The Microsoft logo is seen before the start of a media event in San Francisco, California on March 27, 2014

In a case closely watched by the tech sector, Microsoft will challenge Thursday a US court order requiring it to give prosecutors electronic mail content associated with an overseas server.

Microsoft said it plans to argue that the warrant, which would require the tech giant to turn over customer emails stored in a data center in Dublin, should be nullified because it would give the US government excessive power to pry over private information.

The case comes amid rising concern about US surveillance following revelations of snooping disclosed by former National Security Agency contractor Edward Snowden.
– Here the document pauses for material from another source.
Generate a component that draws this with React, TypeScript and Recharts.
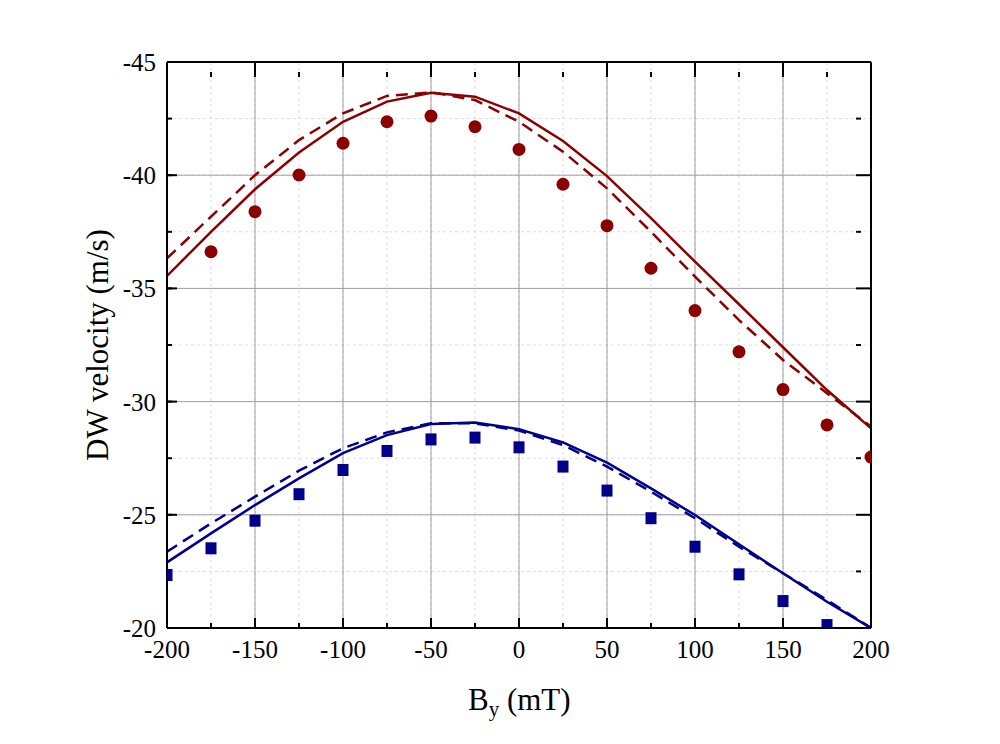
import React from 'react';
import { ComposedChart, Line, Scatter, XAxis, YAxis, CartesianGrid } from 'recharts';

// field B_y (mT)
const fieldMT = [-200, -175, -150, -125, -100, -75, -50, -25, 0, 25, 50, 75, 100, 125, 150, 175, 200];

// velocities (m/s)
const redMeasured = [null, -36.62, -38.39, -40.01, -41.41, -42.36, -42.61, -42.14, -41.14, -39.6, -37.77, -35.89, -34.02, -32.2, -30.53, -28.97, -27.55];
const redSolid = [-35.55, -37.5, -39.38, -41.0, -42.36, -43.25, -43.64, -43.47, -42.73, -41.51, -39.96, -38.1, -36.18, -34.3, -32.4, -30.51, -28.82];
const redDashed = [-36.33, -38.17, -40.0, -41.55, -42.73, -43.5, -43.66, -43.32, -42.36, -41.04, -39.42, -37.5, -35.52, -33.6, -31.84, -30.37, -28.9];

const blueMeasured = [-22.34, -23.52, -24.74, -25.91, -26.98, -27.82, -28.33, -28.41, -27.98, -27.13, -26.07, -24.85, -23.59, -22.37, -21.19, -20.13, null];
const blueSolid = [-22.9, -24.18, -25.43, -26.61, -27.72, -28.52, -29.01, -29.08, -28.78, -28.2, -27.3, -26.17, -24.99, -23.7, -22.42, -21.16, -20.0];
const blueDashed = [-23.37, -24.62, -25.8, -26.95, -27.94, -28.64, -29.04, -29.04, -28.72, -28.08, -27.13, -26.02, -24.85, -23.59, -22.42, -21.24, -20.0];

const xMajorTicks = [-200, -150, -100, -50, 0, 50, 100, 150, 200];
const xMinorTicks = [-200, -175, -150, -125, -100, -75, -50, -25, 0, 25, 50, 75, 100, 125, 150, 175, 200];
const yMajorTicks = [-45, -40, -35, -30, -25, -20];
const yMinorTicks = [-45, -42.5, -40, -37.5, -35, -32.5, -30, -27.5, -25, -22.5, -20];

const RED = '#8b0000';
const BLUE = '#00008b';
const FONT = '"Liberation Serif", "Times New Roman", serif';
const serif = { fontFamily: FONT };

const table = fieldMT.map((b, i) => ({
  b,
  redMeasured: redMeasured[i],
  redSolid: redSolid[i],
  redDashed: redDashed[i],
  blueMeasured: blueMeasured[i],
  blueSolid: blueSolid[i],
  blueDashed: blueDashed[i],
}));
const redDots = table.filter((r) => r.redMeasured != null);
const blueDots = table.filter((r) => r.blueMeasured != null);

const axisStroke = { stroke: '#000', strokeWidth: 2 };
const X_DOM: [number, number] = [-200, 200];
const Y_DOM: [number, number] = [-45, -20];

const noLabel = () => <g />;

const xTick = (p: any) => (
  <text x={p.x} y={p.y + 18} textAnchor="middle" fontSize={25} style={serif} fill="#000">
    {p.payload.value}
  </text>
);
const yTick = (p: any) => (
  <text x={p.x} y={p.y + 9} textAnchor="end" fontSize={25} style={serif} fill="#000">
    {p.payload.value}
  </text>
);

const circle = (p: any) => <circle cx={p.cx} cy={p.cy} r={6.5} fill={RED} />;
const square = (p: any) => <rect x={p.cx - 5.5} y={p.cy - 6} width={11} height={12} fill={BLUE} />;

const yTitle = () => (
  <text x={108} y={345} transform="rotate(-90, 108, 345)" textAnchor="middle" fontSize={31} style={serif} fill="#000">
    DW velocity (m/s)
  </text>
);

const xTitle = () => (
  <text x={468} y={710} fontSize={31} style={serif} fill="#000">
    <tspan>B</tspan>
    <tspan dy={6} fontSize={21}>y</tspan>
    <tspan dy={-6}> (mT)</tspan>
  </text>
);

export default function App() {
  return (
    <div style={{ position: 'absolute', left: 0, top: 0, background: '#fff', fontFamily: FONT }}>
      <ComposedChart width={1000} height={744} data={table} margin={{ top: 62, right: 129, bottom: 76, left: 107 }}>
        {/* mirrored helper axes: minor ticks on all sides, major ticks on top/right */}
        <XAxis xAxisId="minB" dataKey="b" type="number" domain={X_DOM} ticks={xMinorTicks} orientation="bottom" mirror height={10}
          allowDataOverflow axisLine={false} tick={noLabel} tickSize={5} tickLine={axisStroke} interval={0} />
        <XAxis xAxisId="minT" dataKey="b" type="number" domain={X_DOM} ticks={xMinorTicks} orientation="top" mirror height={10}
          allowDataOverflow axisLine={false} tick={noLabel} tickSize={5} tickLine={axisStroke} interval={0} />
        <YAxis yAxisId="minL" type="number" domain={Y_DOM} reversed ticks={yMinorTicks} orientation="left" mirror width={10}
          allowDataOverflow axisLine={false} tick={noLabel} tickSize={5} tickLine={axisStroke} interval={0} />
        <YAxis yAxisId="minR" type="number" domain={Y_DOM} reversed ticks={yMinorTicks} orientation="right" mirror width={10}
          allowDataOverflow axisLine={false} tick={noLabel} tickSize={5} tickLine={axisStroke} interval={0} />
        <XAxis xAxisId="majT" dataKey="b" type="number" domain={X_DOM} ticks={xMajorTicks} orientation="top" mirror height={10}
          allowDataOverflow axisLine={axisStroke} tickLine={axisStroke} tickSize={10} tick={noLabel} interval={0} />
        <YAxis yAxisId="majR" type="number" domain={Y_DOM} reversed ticks={yMajorTicks} orientation="right" mirror width={10}
          allowDataOverflow axisLine={axisStroke} tickLine={axisStroke} tickSize={10} tick={noLabel} interval={0} />

        <CartesianGrid xAxisId="minB" yAxisId="minL" stroke="#dcdcdc" strokeDasharray="3 3" />
        <CartesianGrid xAxisId={0} yAxisId={0} stroke="#a0a0a0" />

        {/* main axes */}
        <XAxis xAxisId={0} dataKey="b" type="number" domain={X_DOM} ticks={xMajorTicks} orientation="bottom" height={40}
          allowDataOverflow axisLine={axisStroke} tickLine={axisStroke} tickSize={-10} tickMargin={22} tick={xTick}
          interval={0} label={xTitle} />
        <YAxis yAxisId={0} type="number" domain={Y_DOM} reversed ticks={yMajorTicks} orientation="left" width={60}
          allowDataOverflow axisLine={axisStroke} tickLine={axisStroke} tickSize={-10} tickMargin={21} tick={yTick}
          interval={0} label={yTitle} />

        <Line dataKey="redSolid" stroke={RED} strokeWidth={2.5} dot={false} activeDot={false} isAnimationActive={false} />
        <Line dataKey="redDashed" stroke={RED} strokeWidth={2.5} strokeDasharray="12 7" dot={false} activeDot={false} isAnimationActive={false} />
        <Line dataKey="blueSolid" stroke={BLUE} strokeWidth={2.5} dot={false} activeDot={false} isAnimationActive={false} />
        <Line dataKey="blueDashed" stroke={BLUE} strokeWidth={2.5} strokeDasharray="12 7" dot={false} activeDot={false} isAnimationActive={false} />
        <Scatter data={redDots} dataKey="redMeasured" shape={circle} isAnimationActive={false} />
        <Scatter data={blueDots} dataKey="blueMeasured" shape={square} isAnimationActive={false} />
      </ComposedChart>
    </div>
  );
}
Leading tech firms, including Apple and Verizon, have filed briefs supporting Microsoft.

Microsoft general counsel Brad Smith said the customer emails, sought in this case in a Justice Department narcotics probe, should be entitled to the same protections as paper letters sent by mail.

That means prosecutors should only be able to access the information in the electronic "cloud" with a warrant.

"But under well-established case law, a search warrant cannot reach beyond US shores," Smith said in an op-ed published Wednesday in The Wall Street Journal.

"Microsoft believes the higher legal protection for personal conversations should be preserved for new forms of digital communication, such as emails or text and instant messaging."

Preet Bharara, U.S. Attorney for the Southern District of New York speaks on May 9, 2014 at the US Attorney's office in New York

Smith also said the case could leave US citizen's privacy vulnerable to overseas prying, writing "it's hard to believe the American people will blithely accept that foreign governments can obtain their emails stored in US data centers without letting them know or notifying the US government."

But US Attorney Preet Bharara argued that under a 1986 law governing electronic communications, the tech giant is required to produce the data regardless of where Microsoft has decided to store it.

"Nothing in the text or structure of the statute carves out an exception for records stored abroad, and none exists in precedent," Bharara said in a court brief.

"Overseas records must be disclosed domestically when a valid subpoena, order or warrant compels their production."

US Magistrate Judge James Francis sided with the government, writing in an April decision that "it has long been the law that a subpoena requires the recipient to produce information in its possession... regardless of the location of that information."

Thursday's hearing will focus on Microsoft's appeal of Francis's decision and will take place in US District Court in downtown Manhattan.

A decision is expected in the coming months and could be appealed to a higher US court.